Building a Real-Time Data Pipeline with Amazon Kinesis - Choosing Between Data Streams and Data Firehose
Ingest real-time data with Data Streams and automatically deliver it to S3, Redshift, and OpenSearch with Data Firehose. This article explains how to build a streaming pipeline with shard design and on-demand mode selection.
Overview of Kinesis
Kinesis is a family of services for collecting, processing, and analyzing real-time streaming data. Data Streams provides real-time processing with custom consumers, Data Firehose provides automatic delivery to S3 and Redshift, and Managed Apache Flink provides SQL/Flink processing on stream data.

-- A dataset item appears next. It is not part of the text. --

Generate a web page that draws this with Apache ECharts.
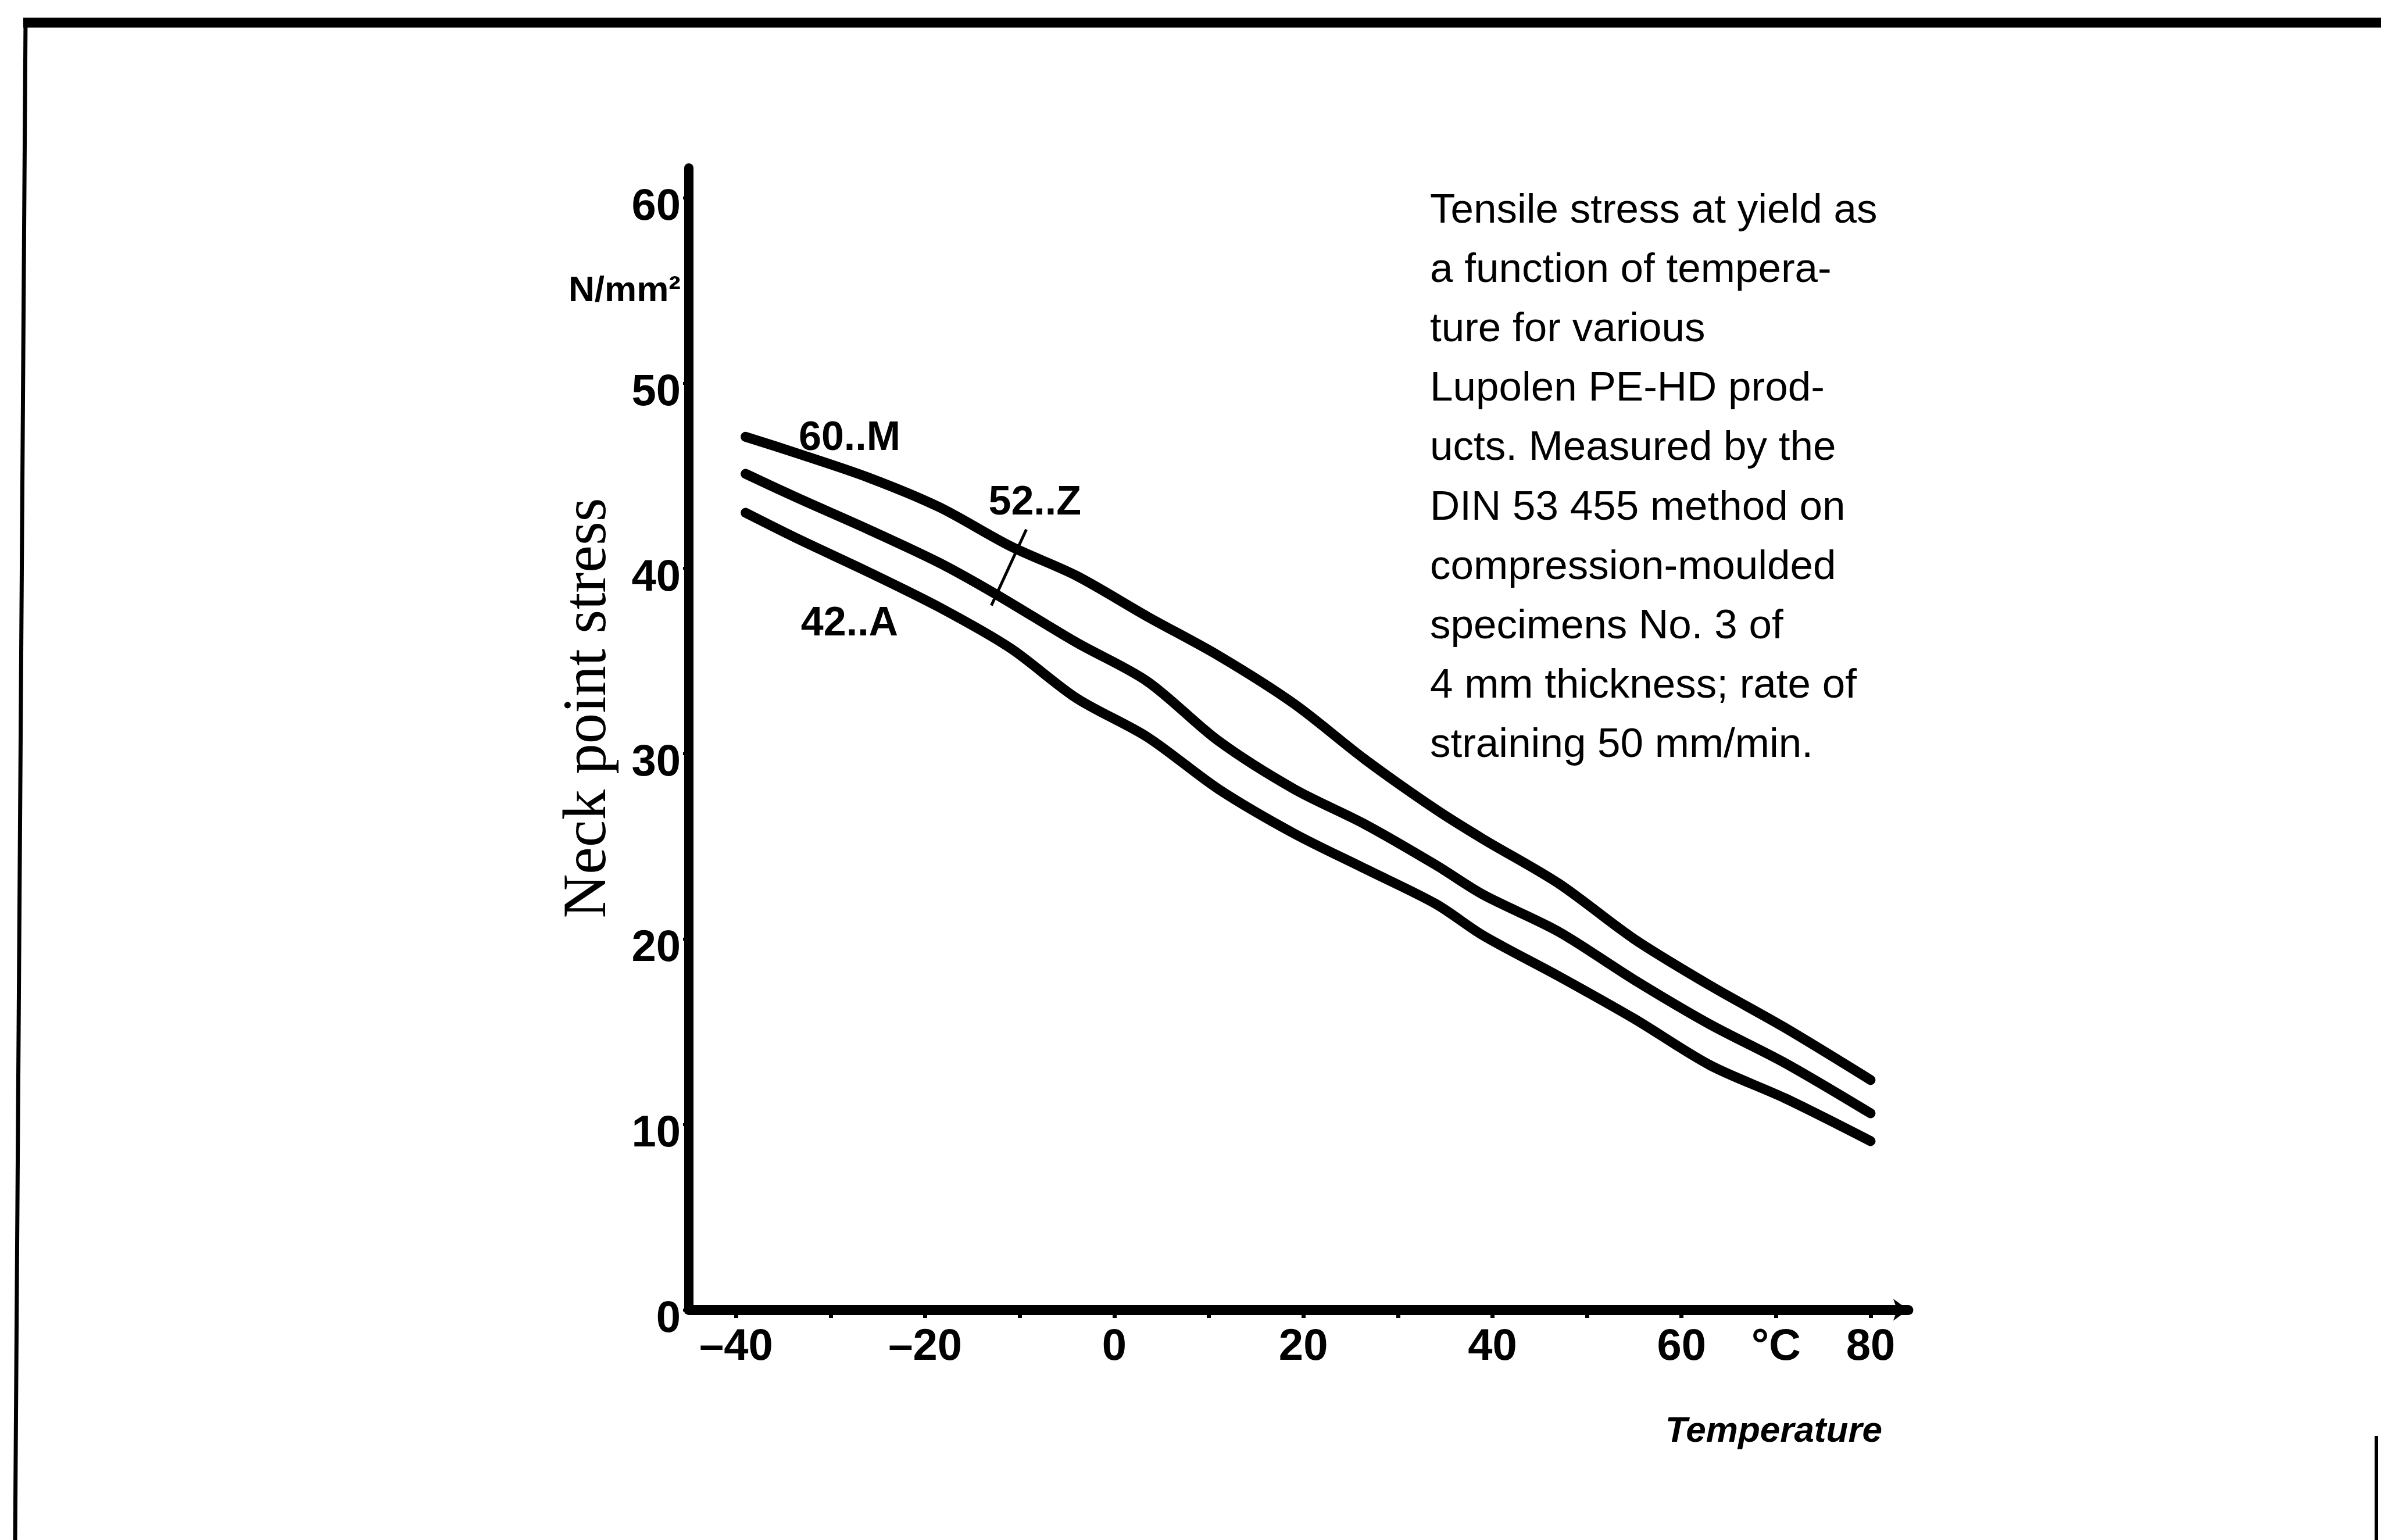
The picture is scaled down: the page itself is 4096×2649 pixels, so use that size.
<!DOCTYPE html>
<html><head><meta charset="utf-8">
<script src="https://cdn.jsdelivr.net/npm/echarts@6/dist/echarts.min.js"></script>
<style>html,body{margin:0;padding:0;background:#fff}#c{width:4096px;height:2649px}</style>
</head><body><div id="c"></div>
<script>
// ---- data ----
const temps60M  = [-39, -33.5, -26, -18.5, -11, -4, 3.5, 11, 19, 26.5, 34, 39, 47, 55, 63, 71, 80];
const stress60M = [47.1, 46.2, 44.9, 43.3, 41.2, 39.6, 37.4, 35.3, 32.7, 29.7, 27.0, 25.4, 23.0, 20.0, 17.5, 15.2, 12.4];
const temps52Z  = [-39, -33.5, -26, -18.5, -12.5, -4, 3.5, 11, 19, 26.5, 34, 39, 47, 55, 63, 71, 80];
const stress52Z = [45.1, 43.8, 42.1, 40.3, 38.6, 36.0, 33.9, 30.7, 28.1, 26.2, 24.0, 22.4, 20.4, 17.8, 15.4, 13.3, 10.6];
const temps42A  = [-39, -33.5, -26, -18.5, -11, -4, 3.5, 11, 19, 26.5, 34, 39, 47, 55, 63, 71, 80];
const stress42A = [43.0, 41.6, 39.8, 37.9, 35.7, 33.0, 30.9, 28.1, 25.7, 23.8, 21.9, 20.2, 18.0, 15.7, 13.2, 11.4, 9.1];

const seriesNames = ['60..M', '52..Z', '42..A'];

const xTickValues  = [-40, -30, -20, -10, 0, 10, 20, 30, 40, 50, 60, 70, 80];
const xLabelValues = [-40, -20, 0, 20, 40, 60, 70, 80];
const xLabelTexts  = ['\u201340', '\u201320', '0', '20', '40', '60', '\u00B0C', '80'];
const yTickValues  = [0, 10, 20, 30, 40, 50, 60];
const yLabelValues = [0, 10, 20, 30, 40, 50, 55.5, 60];
const yLabelTexts  = ['0', '10', '20', '30', '40', '50', '{u|N/mm\u00B2}', '60'];

const yTitle = 'Neck point stress';
const xTitle = 'Temperature';
const noteLines = [
  'Tensile stress at yield as',
  'a function of tempera-',
  'ture for various',
  'Lupolen PE-HD prod-',
  'ucts. Measured by the',
  'DIN 53 455 method on',
  'compression-moulded',
  'specimens No. 3 of',
  '4 mm thickness; rate of',
  'straining 50 mm/min.'
];

// ---- helpers ----
const zip = (xs, ys) => xs.map((x, i) => [x, ys[i]]);
const SANS = '"Liberation Sans", Arial, sans-serif';
const tickFont = { fontFamily: SANS, fontWeight: 'bold', fontSize: 76, color: '#000' };
const annFont = { fontFamily: SANS, fontWeight: 'bold', fontSize: 70, color: '#000' };

function annot(text, coord) {
  return {
    symbol: 'circle', symbolSize: 1,
    itemStyle: { color: 'rgba(0,0,0,0)' },
    label: { show: true, position: 'inside', formatter: text, ...annFont },
    data: [{ coord: coord }]
  };
}

const lineStyle = { color: '#000', width: 17, cap: 'round', join: 'round' };

const chart = echarts.init(document.getElementById('c'), null, { renderer: 'canvas' });
chart.setOption({
  backgroundColor: '#fff',
  animation: false,
  grid: { left: 1185, right: 813, top: 289, bottom: 396 },
  xAxis: {
    type: 'value', min: -45, max: 84,
    axisLine: { show: true, onZero: false, symbol: ['none', 'arrow'], symbolSize: [28, 26],
      lineStyle: { color: '#000', width: 17 } },
    axisTick: { show: true, inside: false, length: 14, customValues: xTickValues,
      lineStyle: { color: '#000', width: 7 } },
    axisLabel: { show: true, margin: 27, customValues: xLabelValues,
      formatter: v => xLabelTexts[xLabelValues.indexOf(v)] ?? '', ...tickFont },
    splitLine: { show: false }
  },
  yAxis: {
    type: 'value', min: 0, max: 61.6,
    axisLine: { show: true, onZero: false, lineStyle: { color: '#000', width: 16 } },
    axisTick: { show: true, inside: false, length: 10, customValues: yTickValues,
      lineStyle: { color: '#000', width: 5 } },
    axisLabel: { show: true, margin: 14, padding: [34, 0, 0, 0], customValues: yLabelValues,
      formatter: v => yLabelTexts[yLabelValues.indexOf(v)] ?? '', ...tickFont,
      rich: { u: { fontFamily: SANS, fontWeight: 'bold', fontSize: 62, color: '#000' } } },
    splitLine: { show: false }
  },
  series: [
    { name: seriesNames[0], type: 'line', data: zip(temps60M, stress60M), smooth: 0.3,
      symbol: 'none', lineStyle: lineStyle, z: 3,
      markPoint: annot(seriesNames[0], [-28.0, 47.0]) },
    { name: seriesNames[1], type: 'line', data: zip(temps52Z, stress52Z), smooth: 0.3,
      symbol: 'none', lineStyle: lineStyle, z: 3,
      markPoint: annot(seriesNames[1], [-8.4, 43.5]),
      markLine: { silent: true, symbol: ['none', 'none'], label: { show: false },
        lineStyle: { color: '#000', width: 5, type: 'solid' },
        data: [[{ coord: [-9.3, 42.1] }, { coord: [-13.0, 38.0] }]] } },
    { name: seriesNames[2], type: 'line', data: zip(temps42A, stress42A), smooth: 0.3,
      symbol: 'none', lineStyle: lineStyle, z: 3,
      markPoint: annot(seriesNames[2], [-28.0, 37.0]) }
  ],
  graphic: [
    // scanned page frame
    { type: 'line', shape: { x1: 40, y1: 39, x2: 4096, y2: 39 }, style: { stroke: '#000', lineWidth: 17 } },
    { type: 'line', shape: { x1: 44, y1: 31, x2: 26, y2: 2649 }, style: { stroke: '#000', lineWidth: 7 } },
    { type: 'line', shape: { x1: 4088, y1: 2470, x2: 4088, y2: 2649 }, style: { stroke: '#000', lineWidth: 6 } },
    // y-axis title
    { type: 'text', x: 1013, y: 1218, rotation: Math.PI / 2,
      style: { text: yTitle, fontFamily: '"Liberation Serif", "DejaVu Serif", serif', fontSize: 105,
        fill: '#000', align: 'center', verticalAlign: 'middle' } },
    // x-axis title
    { type: 'text', x: 3238, y: 2463,
      style: { text: xTitle, fontFamily: SANS, fontStyle: 'italic', fontWeight: 'bold', fontSize: 62,
        fill: '#000', align: 'right', verticalAlign: 'middle' } },
    // description
    { type: 'text', x: 2460, y: 312,
      style: { text: noteLines.join('\n'), fontFamily: SANS, fontSize: 71,
        lineHeight: 102.2, fill: '#000', align: 'left', verticalAlign: 'top' } }
  ]
});
</script>
</body></html>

Choosing Between Data Streams and Firehose
Data Streams manages throughput at the shard level, with custom processing implemented via Lambda or KCL (Kinesis Client Library). It is ideal for real-time alerts requiring sub-second latency or when multiple consumers need to read from the same stream. Data Firehose automatically buffers data from producers and delivers it to S3, Redshift, OpenSearch, and Splunk. You can apply data transformation (Lambda) and format conversion (Parquet) before delivery, eliminating the need for consumer implementation. Firehose is the best choice for log aggregation and delivery to analytics platforms.

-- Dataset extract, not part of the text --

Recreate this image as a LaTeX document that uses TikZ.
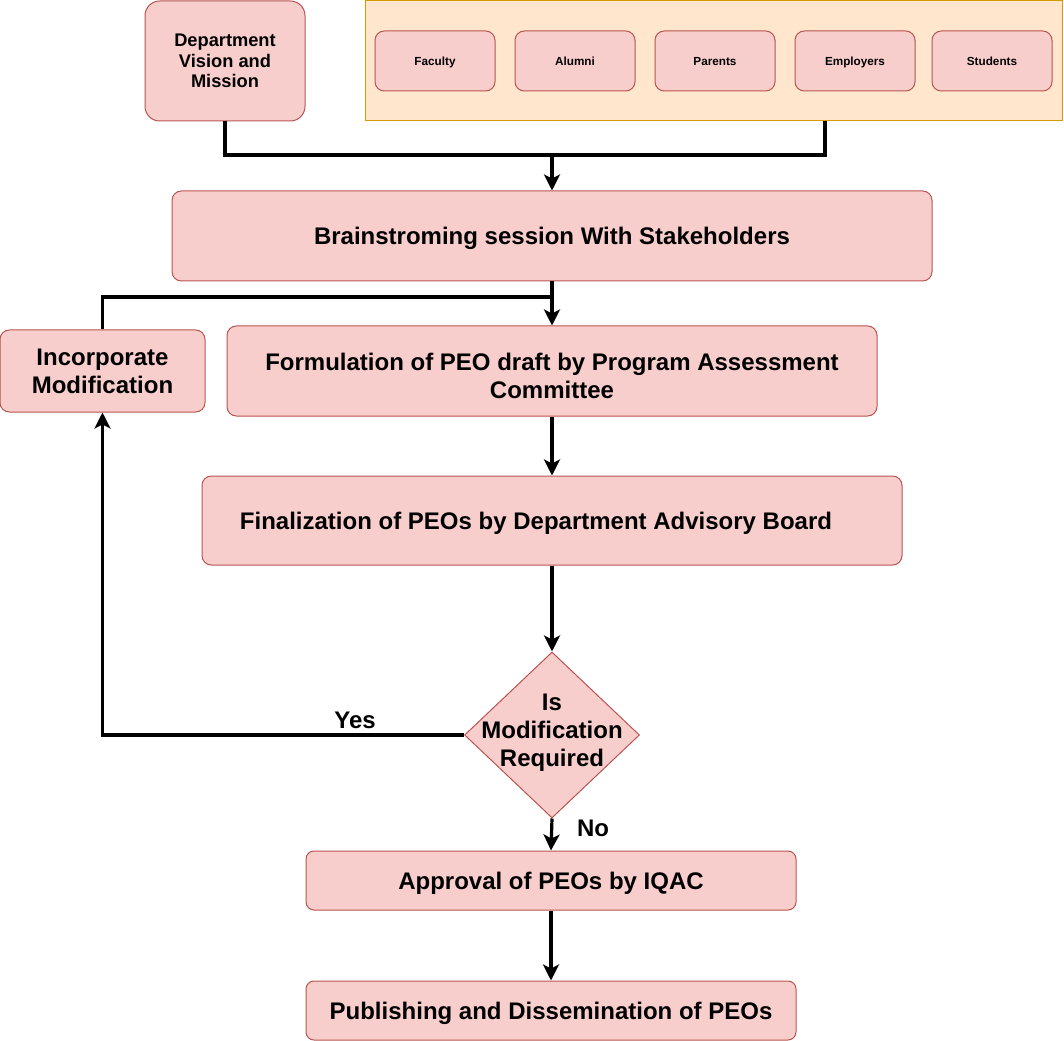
\documentclass[tikz,border=0pt]{standalone}
\usepackage{fontspec}
\setmainfont{Liberation Sans}
\usetikzlibrary{shapes.geometric,arrows.meta}
\definecolor{boxfill}{HTML}{F8CECC}
\definecolor{boxline}{HTML}{B85450}
\definecolor{grpfill}{HTML}{FFE6CC}
\definecolor{grpline}{HTML}{D79B00}
\tikzset{
  pbox/.style={draw=boxline, fill=boxfill, line width=0.75pt, rounded corners=7pt,
    inner sep=0pt, align=center, text depth=0pt, font=\bfseries\fontsize{18}{21}\selectfont},
  smallbox/.style={pbox, minimum width=90pt, minimum height=45pt, font=\bfseries\fontsize{8.8}{10}\selectfont},
  conn/.style={line width=2.4pt, -{Stealth[length=12pt,width=12pt,inset=3pt]}},
  plain/.style={line width=2.4pt},
  lbl/.style={font=\bfseries\fontsize{18}{21}\selectfont, inner sep=0pt, align=center, text depth=0pt}
}
\begin{document}
\begin{tikzpicture}[x=0.75pt,y=-0.75pt]
\useasboundingbox (0,0) rectangle (1064,1041);
% top row
\node[pbox, minimum width=120pt, minimum height=90pt, rounded corners=11pt, font=\bfseries\fontsize{13.7}{15.5}\selectfont] (dept) at (225,61) {Department\\Vision and\\Mission};
\node[draw=grpline, fill=grpfill, line width=0.75pt, minimum width=522.75pt, minimum height=90pt, inner sep=0pt] (group) at (713.5,61) {};
\node[smallbox] (fac) at (435,61) {Faculty};
\node[smallbox] (alu) at (575,61) {Alumni};
\node[smallbox] (par) at (715,61) {Parents};
\node[smallbox] (emp) at (855,61) {Employers};
\node[smallbox] (stu) at (992,61) {Students};
% main flow
\node[pbox, minimum width=570pt, minimum height=67.5pt] (brain) at (552,236) {Brainstroming session With Stakeholders};
\node[pbox, minimum width=487.5pt, minimum height=67.5pt] (form) at (552,371) {};
\node[lbl] (formtxt) at (552,376) {Formulation of PEO draft by Program Assessment\\Committee};
\node[pbox, minimum width=153.75pt, minimum height=61.5pt] (inc) at (102.5,371) {Incorporate\\Modification};
\node[pbox, minimum width=525pt, minimum height=66.75pt] (final) at (552,520.5) {};
\node[lbl] (finaltxt) at (536,520.5) {Finalization of PEOs by Department Advisory Board};
\node[draw=boxline, fill=boxfill, line width=0.75pt, diamond, minimum width=131.25pt, minimum height=124.5pt, inner sep=0pt] (dec) at (552,735) {};
\node[lbl] (dectxt) at (552,730) {Is\\Modification\\Required};
\node[pbox, minimum width=367.5pt, minimum height=44.25pt, rounded corners=6pt] (appr) at (551,880.5) {Approval of PEOs by IQAC};
\node[pbox, minimum width=367.5pt, minimum height=44.25pt, rounded corners=6pt] (pub) at (551,1010.5) {Publishing and Dissemination of PEOs};
% connectors
\coordinate (gout) at (825,121);
\coordinate (merge) at (552,155);
\draw[plain] (dept.south) |- (merge);
\draw[plain] (gout) |- (merge);
\draw[conn] (merge) -- (brain.north);
\draw[conn] (brain.south) -- (form.north);
\draw[plain] (inc.north) |- (552,297);
\draw[conn] (form.south) -- (final.north);
\draw[conn] (final.south) -- (dec.north);
\draw[conn] (dec.west) -| (inc.south);
\draw[conn] (dec.south) -- (appr.north);
\draw[conn] (appr.south) -- (pub.north);
\node[lbl] (yes) at (355,720) {Yes};
\node[lbl] (no) at (593,828) {No};
\end{tikzpicture}
\end{document}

Data Streams Design Patterns
The number of Data Streams shards is determined by throughput requirements. Each shard provides 1 MB/sec write (1,000 records/sec) and 2 MB/sec read. On-demand mode automatically adjusts shard count, while provisioned mode requires manual configuration. Partition key design controls data distribution and prevents hot shards (skewed load on specific shards). Enabling enhanced fan-out allocates a dedicated 2 MB/sec read throughput per consumer, allowing multiple consumers to process data without affecting each other. KCL (Kinesis Client Library) automatically manages shard rebalancing and checkpointing, simplifying consumer application development. For a comprehensive understanding of Kinesis, related books (Amazon) can be a helpful resource.
Kinesis Cost Optimization
Data Streams provisioned mode charges per shard hour (approximately $0.015/hour) and PUT payload units (25KB units, approximately $0.014 per million units). On-demand mode charges per data ingestion volume (approximately $0.08 per GB) and read volume, suitable for workloads with variable traffic. Data Firehose charges only for ingested data volume (approximately $0.029 per GB), with no shard management required. Record aggregation (combining multiple small records into a single PUT) reduces PUT payload unit count and optimizes Data Streams costs. Extending the data retention period beyond the default 24 hours incurs additional charges, so set it to the minimum required for your replay needs.
Summary
Kinesis is a real-time streaming data processing platform. Data Streams enables custom real-time processing, with enhanced fan-out for parallel processing across multiple consumers. Data Firehose automates delivery to S3 and Redshift, while record aggregation reduces PUT payload unit count for cost optimization. On-demand mode also eliminates the operational overhead of shard management.